Exercise instructions: Copy out, exactly and without additions, the lines from the one that contains "Give me the" to the one that contains "const yTitle = 'Máximo deslizamiento';", both ends included.

╭──

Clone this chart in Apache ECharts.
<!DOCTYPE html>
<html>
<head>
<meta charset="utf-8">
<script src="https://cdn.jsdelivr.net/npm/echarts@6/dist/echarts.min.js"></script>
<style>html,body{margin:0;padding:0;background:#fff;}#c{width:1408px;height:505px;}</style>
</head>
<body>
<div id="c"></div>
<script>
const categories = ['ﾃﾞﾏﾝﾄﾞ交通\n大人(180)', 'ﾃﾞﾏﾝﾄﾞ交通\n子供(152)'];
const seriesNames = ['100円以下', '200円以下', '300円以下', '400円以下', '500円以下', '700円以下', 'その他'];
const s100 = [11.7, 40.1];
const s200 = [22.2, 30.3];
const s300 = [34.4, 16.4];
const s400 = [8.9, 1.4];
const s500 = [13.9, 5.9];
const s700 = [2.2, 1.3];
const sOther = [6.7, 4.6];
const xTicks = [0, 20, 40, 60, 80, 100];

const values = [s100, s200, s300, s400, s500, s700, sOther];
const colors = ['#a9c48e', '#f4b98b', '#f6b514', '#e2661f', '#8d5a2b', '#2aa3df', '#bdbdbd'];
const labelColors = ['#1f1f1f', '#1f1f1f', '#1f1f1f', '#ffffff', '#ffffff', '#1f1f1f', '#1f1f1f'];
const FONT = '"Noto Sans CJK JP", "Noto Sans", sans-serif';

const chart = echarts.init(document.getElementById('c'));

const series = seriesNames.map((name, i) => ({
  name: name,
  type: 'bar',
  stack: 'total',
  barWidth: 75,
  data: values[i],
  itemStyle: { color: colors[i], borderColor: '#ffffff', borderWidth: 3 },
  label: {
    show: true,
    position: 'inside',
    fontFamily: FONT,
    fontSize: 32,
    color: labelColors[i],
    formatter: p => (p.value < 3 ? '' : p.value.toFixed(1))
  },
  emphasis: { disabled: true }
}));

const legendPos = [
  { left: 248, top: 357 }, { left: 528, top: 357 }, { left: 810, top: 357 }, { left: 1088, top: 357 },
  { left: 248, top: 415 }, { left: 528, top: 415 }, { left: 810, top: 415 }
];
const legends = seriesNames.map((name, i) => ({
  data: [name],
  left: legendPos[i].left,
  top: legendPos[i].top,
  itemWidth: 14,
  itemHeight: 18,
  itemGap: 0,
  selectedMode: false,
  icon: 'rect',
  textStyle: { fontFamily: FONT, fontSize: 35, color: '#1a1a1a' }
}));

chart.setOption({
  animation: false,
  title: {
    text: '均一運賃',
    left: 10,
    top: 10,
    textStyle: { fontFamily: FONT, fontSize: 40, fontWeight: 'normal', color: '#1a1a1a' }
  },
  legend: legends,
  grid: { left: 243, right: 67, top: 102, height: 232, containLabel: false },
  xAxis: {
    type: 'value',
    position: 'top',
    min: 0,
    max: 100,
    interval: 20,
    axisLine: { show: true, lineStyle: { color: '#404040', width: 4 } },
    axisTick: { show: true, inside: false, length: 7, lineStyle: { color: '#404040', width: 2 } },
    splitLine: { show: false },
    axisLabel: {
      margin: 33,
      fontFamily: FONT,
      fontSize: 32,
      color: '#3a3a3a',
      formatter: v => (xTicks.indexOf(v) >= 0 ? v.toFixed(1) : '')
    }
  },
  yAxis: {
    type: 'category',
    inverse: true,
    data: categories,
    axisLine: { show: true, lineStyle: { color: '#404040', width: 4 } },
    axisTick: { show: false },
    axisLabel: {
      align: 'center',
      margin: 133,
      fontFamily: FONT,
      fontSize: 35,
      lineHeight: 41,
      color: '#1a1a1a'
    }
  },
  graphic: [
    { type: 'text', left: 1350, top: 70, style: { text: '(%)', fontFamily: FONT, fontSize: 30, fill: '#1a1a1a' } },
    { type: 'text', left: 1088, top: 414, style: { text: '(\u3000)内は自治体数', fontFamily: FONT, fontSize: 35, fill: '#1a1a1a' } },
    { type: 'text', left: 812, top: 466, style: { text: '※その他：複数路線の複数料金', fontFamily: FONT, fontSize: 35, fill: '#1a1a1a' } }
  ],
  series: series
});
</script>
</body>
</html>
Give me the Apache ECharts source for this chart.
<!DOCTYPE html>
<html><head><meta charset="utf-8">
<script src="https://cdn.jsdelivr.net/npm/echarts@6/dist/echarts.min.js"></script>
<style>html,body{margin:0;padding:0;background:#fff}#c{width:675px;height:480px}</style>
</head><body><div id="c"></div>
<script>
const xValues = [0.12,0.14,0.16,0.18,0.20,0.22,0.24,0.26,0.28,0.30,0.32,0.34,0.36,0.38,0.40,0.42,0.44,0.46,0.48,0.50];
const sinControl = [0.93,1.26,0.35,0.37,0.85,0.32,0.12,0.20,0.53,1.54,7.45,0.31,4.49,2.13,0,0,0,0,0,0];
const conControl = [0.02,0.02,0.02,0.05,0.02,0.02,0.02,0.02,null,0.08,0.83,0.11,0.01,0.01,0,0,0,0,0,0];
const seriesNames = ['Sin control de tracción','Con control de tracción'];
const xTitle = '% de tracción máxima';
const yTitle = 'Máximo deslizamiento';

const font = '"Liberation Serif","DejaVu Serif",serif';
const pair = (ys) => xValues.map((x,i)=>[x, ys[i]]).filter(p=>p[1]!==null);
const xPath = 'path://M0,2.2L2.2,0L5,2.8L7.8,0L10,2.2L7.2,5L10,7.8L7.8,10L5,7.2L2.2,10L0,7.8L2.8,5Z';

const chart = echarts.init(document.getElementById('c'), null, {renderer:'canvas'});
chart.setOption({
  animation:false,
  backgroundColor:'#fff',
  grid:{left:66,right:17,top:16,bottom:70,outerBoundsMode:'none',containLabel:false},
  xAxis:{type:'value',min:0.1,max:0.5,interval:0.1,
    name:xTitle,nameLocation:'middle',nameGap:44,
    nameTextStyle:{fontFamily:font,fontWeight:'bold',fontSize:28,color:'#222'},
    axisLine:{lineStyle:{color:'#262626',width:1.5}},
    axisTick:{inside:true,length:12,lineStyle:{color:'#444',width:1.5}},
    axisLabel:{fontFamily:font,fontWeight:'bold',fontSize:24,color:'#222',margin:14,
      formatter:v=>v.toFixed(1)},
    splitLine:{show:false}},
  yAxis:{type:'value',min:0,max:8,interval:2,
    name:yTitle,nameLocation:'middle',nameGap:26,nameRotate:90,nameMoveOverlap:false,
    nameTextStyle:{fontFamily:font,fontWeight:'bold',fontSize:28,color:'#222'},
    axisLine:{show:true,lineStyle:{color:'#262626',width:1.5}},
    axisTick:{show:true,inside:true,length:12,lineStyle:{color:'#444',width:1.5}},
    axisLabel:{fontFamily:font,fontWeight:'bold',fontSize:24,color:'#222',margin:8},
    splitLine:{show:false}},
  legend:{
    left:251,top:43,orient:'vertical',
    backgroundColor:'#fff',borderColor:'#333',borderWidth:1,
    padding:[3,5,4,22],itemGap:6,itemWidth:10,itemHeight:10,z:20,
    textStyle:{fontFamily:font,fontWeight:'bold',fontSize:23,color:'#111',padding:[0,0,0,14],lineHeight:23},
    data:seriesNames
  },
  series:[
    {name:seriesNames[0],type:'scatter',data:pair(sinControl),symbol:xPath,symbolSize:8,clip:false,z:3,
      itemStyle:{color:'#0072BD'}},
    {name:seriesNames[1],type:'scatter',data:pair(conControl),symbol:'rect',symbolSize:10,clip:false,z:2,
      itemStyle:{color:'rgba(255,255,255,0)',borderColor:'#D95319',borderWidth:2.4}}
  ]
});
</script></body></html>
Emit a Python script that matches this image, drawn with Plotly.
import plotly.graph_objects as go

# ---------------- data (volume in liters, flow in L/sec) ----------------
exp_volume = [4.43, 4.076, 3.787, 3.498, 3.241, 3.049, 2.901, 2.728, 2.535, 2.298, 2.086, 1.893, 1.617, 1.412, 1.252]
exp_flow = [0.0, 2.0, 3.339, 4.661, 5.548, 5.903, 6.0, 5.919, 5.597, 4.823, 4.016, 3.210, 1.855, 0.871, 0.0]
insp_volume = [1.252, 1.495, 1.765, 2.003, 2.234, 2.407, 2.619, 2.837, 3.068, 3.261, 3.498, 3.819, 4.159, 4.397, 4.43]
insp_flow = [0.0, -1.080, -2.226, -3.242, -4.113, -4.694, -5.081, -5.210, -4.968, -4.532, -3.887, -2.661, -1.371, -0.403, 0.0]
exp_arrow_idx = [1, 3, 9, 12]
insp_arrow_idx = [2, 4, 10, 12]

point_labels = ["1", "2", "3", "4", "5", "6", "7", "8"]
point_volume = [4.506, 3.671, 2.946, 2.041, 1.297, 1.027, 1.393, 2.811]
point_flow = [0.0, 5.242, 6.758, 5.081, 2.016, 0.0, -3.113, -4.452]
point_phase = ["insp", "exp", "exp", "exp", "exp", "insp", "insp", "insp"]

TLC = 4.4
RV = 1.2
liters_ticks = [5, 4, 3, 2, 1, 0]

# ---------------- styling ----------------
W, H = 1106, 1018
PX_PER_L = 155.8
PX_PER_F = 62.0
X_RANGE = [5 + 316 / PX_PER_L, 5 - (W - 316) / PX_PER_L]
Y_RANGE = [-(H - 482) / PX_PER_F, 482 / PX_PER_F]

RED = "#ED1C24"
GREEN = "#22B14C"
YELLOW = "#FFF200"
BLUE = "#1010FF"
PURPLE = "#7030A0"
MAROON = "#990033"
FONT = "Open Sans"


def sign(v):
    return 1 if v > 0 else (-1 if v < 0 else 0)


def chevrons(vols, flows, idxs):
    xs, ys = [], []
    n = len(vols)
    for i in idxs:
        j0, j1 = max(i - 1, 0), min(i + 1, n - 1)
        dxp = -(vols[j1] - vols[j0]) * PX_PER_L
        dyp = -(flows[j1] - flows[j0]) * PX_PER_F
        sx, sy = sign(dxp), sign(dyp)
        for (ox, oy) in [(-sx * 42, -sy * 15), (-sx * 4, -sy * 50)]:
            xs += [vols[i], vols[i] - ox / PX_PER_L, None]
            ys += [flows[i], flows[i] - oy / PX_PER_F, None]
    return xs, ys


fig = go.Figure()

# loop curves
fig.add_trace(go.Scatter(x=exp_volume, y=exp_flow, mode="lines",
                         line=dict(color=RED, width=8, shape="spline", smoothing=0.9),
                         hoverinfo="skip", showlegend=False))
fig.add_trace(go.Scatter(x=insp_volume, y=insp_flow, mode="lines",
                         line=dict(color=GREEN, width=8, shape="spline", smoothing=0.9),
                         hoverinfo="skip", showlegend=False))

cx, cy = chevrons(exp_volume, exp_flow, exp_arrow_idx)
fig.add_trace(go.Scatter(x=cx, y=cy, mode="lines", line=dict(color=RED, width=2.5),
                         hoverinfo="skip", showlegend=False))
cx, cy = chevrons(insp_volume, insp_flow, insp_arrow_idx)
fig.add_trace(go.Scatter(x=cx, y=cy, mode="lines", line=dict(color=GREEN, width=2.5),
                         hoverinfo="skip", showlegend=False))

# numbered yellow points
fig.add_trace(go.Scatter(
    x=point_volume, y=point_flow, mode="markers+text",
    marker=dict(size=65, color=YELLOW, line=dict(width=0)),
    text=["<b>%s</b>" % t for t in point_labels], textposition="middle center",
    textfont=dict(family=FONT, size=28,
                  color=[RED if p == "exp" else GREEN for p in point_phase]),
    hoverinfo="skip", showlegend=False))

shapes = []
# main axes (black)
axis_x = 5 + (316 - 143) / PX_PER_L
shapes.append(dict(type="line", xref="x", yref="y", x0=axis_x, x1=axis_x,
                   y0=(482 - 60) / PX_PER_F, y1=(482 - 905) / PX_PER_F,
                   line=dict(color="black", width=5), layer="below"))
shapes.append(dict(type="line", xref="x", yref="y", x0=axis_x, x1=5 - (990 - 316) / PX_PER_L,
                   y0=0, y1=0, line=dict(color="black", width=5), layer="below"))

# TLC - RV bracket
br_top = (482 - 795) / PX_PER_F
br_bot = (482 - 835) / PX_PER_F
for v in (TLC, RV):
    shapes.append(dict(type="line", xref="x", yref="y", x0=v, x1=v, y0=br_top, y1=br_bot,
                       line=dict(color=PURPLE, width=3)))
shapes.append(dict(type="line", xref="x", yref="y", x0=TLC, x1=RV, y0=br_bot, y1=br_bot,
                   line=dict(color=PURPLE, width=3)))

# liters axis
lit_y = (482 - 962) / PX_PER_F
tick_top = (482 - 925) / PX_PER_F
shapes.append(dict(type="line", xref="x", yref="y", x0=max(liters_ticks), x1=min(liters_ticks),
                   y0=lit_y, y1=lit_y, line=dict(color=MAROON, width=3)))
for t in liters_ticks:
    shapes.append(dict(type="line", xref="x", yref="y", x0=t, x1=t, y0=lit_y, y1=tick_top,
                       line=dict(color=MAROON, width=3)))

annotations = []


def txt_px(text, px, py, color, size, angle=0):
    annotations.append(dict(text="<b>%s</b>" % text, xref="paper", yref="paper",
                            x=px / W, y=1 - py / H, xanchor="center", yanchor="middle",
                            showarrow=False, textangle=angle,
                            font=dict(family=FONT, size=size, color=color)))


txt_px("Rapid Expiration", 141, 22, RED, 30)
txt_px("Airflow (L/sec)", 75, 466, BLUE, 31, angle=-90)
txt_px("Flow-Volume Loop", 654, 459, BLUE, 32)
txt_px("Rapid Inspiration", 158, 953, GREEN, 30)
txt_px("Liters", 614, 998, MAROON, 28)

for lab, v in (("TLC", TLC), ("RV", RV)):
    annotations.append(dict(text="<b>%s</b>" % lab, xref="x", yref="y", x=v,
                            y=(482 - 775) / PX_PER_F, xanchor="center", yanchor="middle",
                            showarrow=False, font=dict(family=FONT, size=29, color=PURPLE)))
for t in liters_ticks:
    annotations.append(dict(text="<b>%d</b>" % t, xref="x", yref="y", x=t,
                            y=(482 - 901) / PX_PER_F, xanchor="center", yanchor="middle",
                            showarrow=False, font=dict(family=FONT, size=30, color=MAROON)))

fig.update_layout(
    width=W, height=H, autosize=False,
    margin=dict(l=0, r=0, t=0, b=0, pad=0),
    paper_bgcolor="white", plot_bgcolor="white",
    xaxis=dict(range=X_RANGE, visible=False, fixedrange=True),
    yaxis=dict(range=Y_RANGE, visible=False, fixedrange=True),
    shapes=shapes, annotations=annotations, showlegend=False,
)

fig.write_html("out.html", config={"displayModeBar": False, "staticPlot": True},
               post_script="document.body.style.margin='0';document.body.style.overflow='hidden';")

╰──

Response to this task:
Give me the Apache ECharts source for this chart.
<!DOCTYPE html>
<html><head><meta charset="utf-8">
<script src="https://cdn.jsdelivr.net/npm/echarts@6/dist/echarts.min.js"></script>
<style>html,body{margin:0;padding:0;background:#fff}#c{width:675px;height:480px}</style>
</head><body><div id="c"></div>
<script>
const xValues = [0.12,0.14,0.16,0.18,0.20,0.22,0.24,0.26,0.28,0.30,0.32,0.34,0.36,0.38,0.40,0.42,0.44,0.46,0.48,0.50];
const sinControl = [0.93,1.26,0.35,0.37,0.85,0.32,0.12,0.20,0.53,1.54,7.45,0.31,4.49,2.13,0,0,0,0,0,0];
const conControl = [0.02,0.02,0.02,0.05,0.02,0.02,0.02,0.02,null,0.08,0.83,0.11,0.01,0.01,0,0,0,0,0,0];
const seriesNames = ['Sin control de tracción','Con control de tracción'];
const xTitle = '% de tracción máxima';
const yTitle = 'Máximo deslizamiento';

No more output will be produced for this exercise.